We continued to chat deep into the night, switching to more cheerful subjects such as the artwork on the walls, the libraries on site that gave people access to books banned under al-Bashir, the chants of the protesters and their hopes and dreams for the future.
These protesters were Sudan’s future – youth with passion and love for the country and a desire to improve it, and not let race, religion and class divide them.
When I left at dawn, I stopped to take photos of the artwork on the walls. Little did I know that would be my last glimpse of the sit-in.
The next day, at around 5am local time (03:00 GMT), soldiers from the feared paramilitary Rapid Support Forces (RSF) raided the sit-in.
I sat in my room, watching live footage of people running from the hail of bullets. One video showed a protester who guarded one of the barricades I had passed several times on my way to the sit-in. He had been shot and was covered in blood, stumbling many times as he tried to escape.
The bloody scenes were beyond heart-breaking.
The raid ended with the dispersal of the protest camp, a victory for the RSF and the TMC.
But just hours later, protests began again in different parts of the country. People went back to setting up makeshift barricades in neighbourhoods, just like they did when the demonstrations first started in December.
The protesters’ defiance, however, was met again with violence.
Over the following days, the RSF and army removed the barricades and shot anyone who guarded them. More people were killed and reports surfaced of women being raped during the sit-in’s dispersal. But the opposition alliance continued to resist, launching a general strike that paralysed parts of the capital and other cities.

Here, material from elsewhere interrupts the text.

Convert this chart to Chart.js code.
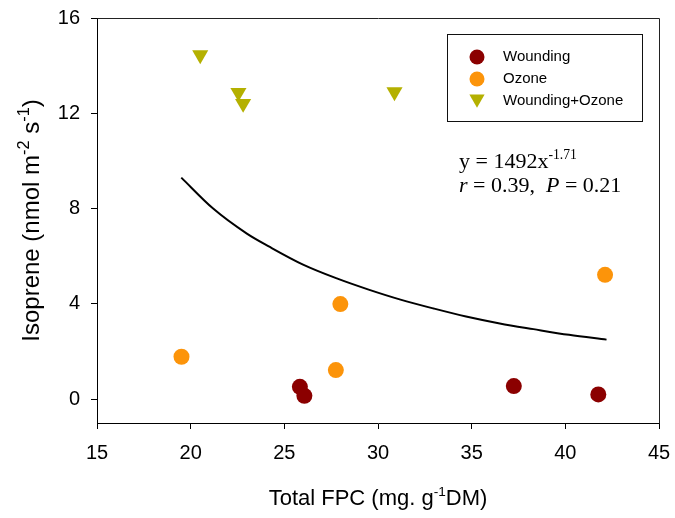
<!DOCTYPE html>
<html>
<head>
<meta charset="utf-8">
<script src="https://cdn.jsdelivr.net/npm/chart.js@4/dist/chart.umd.min.js"></script>
<style>
  html, body { margin: 0; padding: 0; background: #fff; }
  #wrap { width: 675px; height: 518px; }
</style>
</head>
<body>
<div id="wrap"><canvas id="chartIso" width="675" height="518"></canvas></div>
<script>
// ── Datos ────────────────────────────────────────────────────────────────────
var woundX = [25.83, 26.07, 37.25, 41.76];
var woundY = [0.52, 0.14, 0.55, 0.20];
var ozoneX = [19.51, 27.75, 27.99, 42.12];
var ozoneY = [1.78, 1.22, 3.99, 5.22];
var bothX  = [20.51, 22.55, 22.80, 30.88];
var bothY  = [14.45, 12.87, 12.41, 12.90];
// curva de ajuste y = 1492x^-1.71 (puntos leídos sobre la línea)
var fitX = [19.5, 21.2, 23.0, 24.2, 26.0, 27.8, 29.5, 31.2, 33.0, 34.7, 36.5, 38.3, 40.2, 42.2];
var fitY = [9.30, 8.00, 6.95, 6.40, 5.65, 5.07, 4.60, 4.18, 3.80, 3.47, 3.18, 2.94, 2.70, 2.50];
var xTicks = [15, 20, 25, 30, 35, 40, 45];
var yTicks = [0, 4, 8, 12, 16];

var SANS  = '"Liberation Sans", Arial, sans-serif';
var SERIF = '"Liberation Serif", "Times New Roman", serif';

function toPts(xs, ys) {
    return xs.map(function (x, i) { return { x: x, y: ys[i] }; });
}

// texto con superíndices: segmentos [texto, esSup, italica]
function segFont(s, size, fam, supK) {
    return (s[2] ? 'italic ' : '') + (s[1] ? size * supK : size) + 'px ' + fam;
}
function richWidth(ctx, segs, size, fam, supK) {
    var w = 0;
    segs.forEach(function (s) {
        ctx.font = segFont(s, size, fam, supK);
        w += ctx.measureText(s[0]).width;
    });
    return w;
}
function drawRich(ctx, segs, x, y, size, fam, supK) {
    ctx.textAlign = 'left';
    ctx.textBaseline = 'alphabetic';
    segs.forEach(function (s) {
        ctx.font = segFont(s, size, fam, supK);
        ctx.fillText(s[0], x, s[1] ? y - size * 0.42 : y);
        x += ctx.measureText(s[0]).width;
    });
}

var decor = {
    id: 'decor',
    beforeDraw: function (chart) {
        var ctx = chart.ctx;
        ctx.save();
        ctx.fillStyle = '#fff';
        ctx.fillRect(0, 0, chart.width, chart.height);
        ctx.restore();
    },
    afterDatasetsDraw: function (chart) {
        var ctx = chart.ctx, a = chart.chartArea;
        ctx.save();
        ctx.fillStyle = '#000';
        ctx.strokeStyle = '#222';
        ctx.lineWidth = 1;
        // marco superior y derecho
        ctx.beginPath();
        ctx.moveTo(Math.round(a.left) + 0.5, Math.round(a.top) + 0.5);
        ctx.lineTo(Math.round(a.right) + 0.5, Math.round(a.top) + 0.5);
        ctx.lineTo(Math.round(a.right) + 0.5, Math.round(a.bottom) + 0.5);
        ctx.stroke();

        // títulos de ejes
        var xt = [['Total FPC (mg. g', false], ['-1', true], ['DM)', false]];
        var wx = richWidth(ctx, xt, 22, SANS, 0.62);
        drawRich(ctx, xt, (a.left + a.right) / 2 - wx / 2, 505, 22, SANS, 0.62);

        var yt = [['Isoprene (nmol m', false], ['-2', true], [' s', false], ['-1', true], [')', false]];
        var wy = richWidth(ctx, yt, 24, SANS, 0.68);
        ctx.save();
        ctx.translate(39, (a.top + a.bottom) / 2);
        ctx.rotate(-Math.PI / 2);
        drawRich(ctx, yt, -wy / 2, 0, 24, SANS, 0.68);
        ctx.restore();

        // ecuación
        drawRich(ctx, [['y = 1492x', false], ['-1.71', true]], 459, 168, 22, SERIF, 0.62);
        drawRich(ctx, [['r', false, true], [' = 0.39,  ', false], ['P', false, true], [' = 0.21', false]], 459, 192, 22, SERIF, 0.62);

        // leyenda
        ctx.strokeStyle = '#111';
        ctx.strokeRect(447.5, 34.5, 195, 87);
        var rows = [57, 79, 101];
        for (var i = 0; i < 3; i++) {
            var ds = chart.data.datasets[i];
            var tri = ds.pointStyle === 'triangle';
            ctx.fillStyle = ds.backgroundColor;
            ctx.strokeStyle = ds.backgroundColor;
            Chart.helpers.drawPoint(ctx, {
                pointStyle: ds.pointStyle,
                rotation: ds.rotation || 0,
                radius: tri ? 8.8 : 7.5,
                borderWidth: 0
            }, 477, rows[i] - (tri ? 2 : 0));
            ctx.fillStyle = '#000';
            ctx.font = '15px ' + SANS;
            ctx.textBaseline = 'middle';
            ctx.textAlign = 'left';
            ctx.fillText(ds.label, 503, rows[i]);
        }
        ctx.restore();
    }
};

var ctxEl = document.getElementById('chartIso');
new Chart(ctxEl.getContext('2d'), {
    type: 'scatter',
    data: {
        datasets: [
            {
                label: 'Wounding',
                data: toPts(woundX, woundY),
                pointStyle: 'circle',
                backgroundColor: '#8b0000',
                borderColor: '#8b0000',
                borderWidth: 0,
                pointRadius: 8
            },
            {
                label: 'Ozone',
                data: toPts(ozoneX, ozoneY),
                pointStyle: 'circle',
                backgroundColor: '#fc940a',
                borderColor: '#fc940a',
                borderWidth: 0,
                pointRadius: 8
            },
            {
                label: 'Wounding+Ozone',
                data: toPts(bothX, bothY),
                pointStyle: 'triangle',
                rotation: 180,
                backgroundColor: '#b4b000',
                borderColor: '#b4b000',
                borderWidth: 0,
                pointRadius: 9.3
            },
            {
                label: 'fit',
                data: toPts(fitX, fitY),
                showLine: true,
                borderColor: '#000',
                borderWidth: 2,
                pointRadius: 0,
                cubicInterpolationMode: 'monotone',
                fill: false
            }
        ]
    },
    options: {
        responsive: false,
        animation: false,
        events: [],
        layout: { padding: { top: 18, right: 16, left: 0, bottom: 0 } },
        plugins: {
            legend: { display: false },
            tooltip: { enabled: false }
        },
        scales: {
            x: {
                type: 'linear',
                min: 15, max: 45,
                afterBuildTicks: function (s) { s.ticks = xTicks.map(function (v) { return { value: v }; }); },
                afterFit: function (s) { s.height = 95; s.paddingLeft = 0; s.paddingRight = 0; },
                grid: { drawOnChartArea: false, tickLength: 6, color: '#000', tickColor: '#000' },
                border: { color: '#000', width: 1 },
                ticks: { color: '#000', padding: 12, maxRotation: 0, font: { family: SANS, size: 20 } }
            },
            y: {
                type: 'linear',
                min: -1, max: 16,
                afterBuildTicks: function (s) { s.ticks = yTicks.map(function (v) { return { value: v }; }); },
                afterFit: function (s) { s.width = 97; s.paddingTop = 0; s.paddingBottom = 0; },
                grid: { drawOnChartArea: false, tickLength: 6, color: '#000', tickColor: '#000' },
                border: { color: '#000', width: 1 },
                ticks: { color: '#000', padding: 11, font: { family: SANS, size: 20 } }
            }
        }
    },
    plugins: [decor]
});
</script>
</body>
</html>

“We’ll continue until the last martyr falls,” said one man I spoke to on my last night at the sit-in when I called to check on him and ask if he thought it was all over.
Days later, as I drove by the site of the sit-in, all evidence it had ever stood there was either removed or being removed.
The sit-in may be gone, but it’ll always be the place that brought together people who dared to think of a different Sudan, a democratic Sudan. No amount of paint will whitewash that memory.